The original inhabitants of the area were tribes of Indigenous Australians. There is evidence to suggest that these people belonged to the Gweagal, Bidjigal and Cadigal clans. Valleys of local creeks, Wolli Creek and Bardwell Creek contain evidence of Aboriginal presence in smoke-blackened caves.

Reuben Hannam, a brickmaker, was granted 100 acres of land in 1825 along the banks of Wolli Creek. His son, David Hannam, obtained a 60-acre grant near the Cooks River in 1833 directly behind the Tempe estate. Alexander Brodie Spark purchased the estate on the Cooks River in 1826 and built Tempe House in 1828. This part of the suburb is today known as Wolli Creek. Later, both Rocky Point Road and Gannons Forest Road ran through Hannam's grant, now known as the Princes Highway and Forest Road.

Originally, Arncliffe Hill was known as Cobbler's Hill and the area became the vegetable garden for Sydney. When Hannam's land was subdivided, many new small holdings became farms, spreading towards Black Creek or Muddy Creek. Allotments in the village of Arncliffe were between 10 and 20 acres . In 1843, newspaper advertisements declared that there was 'money to be made by woodcutters and farming men and persons about Cook's River'. In 1856 another subdivision, Tempe, was described as being close to the village of Arncliffe, described as having "all the characteristics of an English village, being beautifully situated amidst quiet rural scenery, spotted here and there with neat cottages which charm the eye with their pretty, well trimmed gardens, perfect pictures of competence and content".

Athelstane, owned by W.G. Judd, was a notable home in the district. The large house gave its name to the avenue it was built on and later became the site of Athelstane Public School. Another main street, Barden Street, was named after Frederick Barden whose house, Highbery Heights, stood nearby. Arncliffe had many grand and gracious Victorian era houses. Too many have been demolished, or fallen into disrepair, been subdivided and so on, but in the most recent years there have been some attempts to preserve these as part of local heritage. Two-storey semi-detached dwellings, Gladstone and Wentworth on Forest Road, were built by Hurstville builder Robert Newell for rental to 'well to do' tenants. Dappeto on Wollongong Road built in 1885 by oyster merchant Frederick Gibbins, later became a home for children and now houses a Salvation Army chapel, as part of a nursing home and retirement village. 'Belmont' and 'Fairview' are identical Victorian homes built in 1884 by two Irish brothers Thomas and Alexander Milsop, who made their fortunes in the goldfields. 'Meryton' was erected by building contractor Alexander Fell in 1885. 'Coburra' was built in 1905 but was more typical of the earlier Victorian era. Arncliffe Post office is a Federation style building opened in 1906 and originally contained the post master's residence upstairs.

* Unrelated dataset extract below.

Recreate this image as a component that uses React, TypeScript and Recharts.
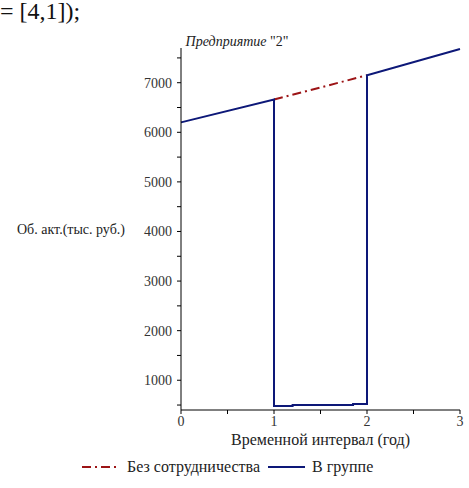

The railway line which cut through Arncliffe Hill opened in 1884. The name of the district engineer for railways T.R. Firth is reflected in Firth Street which runs parallel to the railway line. Arncliffe Park was originally the property of Kim Too and cultivated as a market garden. The garden was officially proclaimed a public park in March 1889. The avenue of trees was planted around 1904. Over the years, Arncliffe has hosted a stinking boiling-down works , a sewerage farm and various factories and workshops throughout the 20th century, particularly after WW2. These included the Streets Ice Cream factory and Fontana Films, where the film " Jedda " was produced with many of the scenes shot in Arncliffe. Both Streets and Fontana have now closed.

The Arncliffe to Bexley steam tramway opened in 1909 and connected with trains at Arncliffe station. The line ran down Wollongong Road, then Forest Road through Bexley before terminating at the corner of Forest and Preddys Roads, Bexley. The line was single track, with a passing loop midway. A small car shed at Arncliffe maintained the trams. The line closed in 1926.

Arncliffe was settled by people from a variety of backgrounds. Original settlers in the area included British, Irish, Chinese from the goldfields and Germans who tended their vegetable gardens. In the early days, Germans represented the largest non-Anglo-Celtic migrant group in Australia.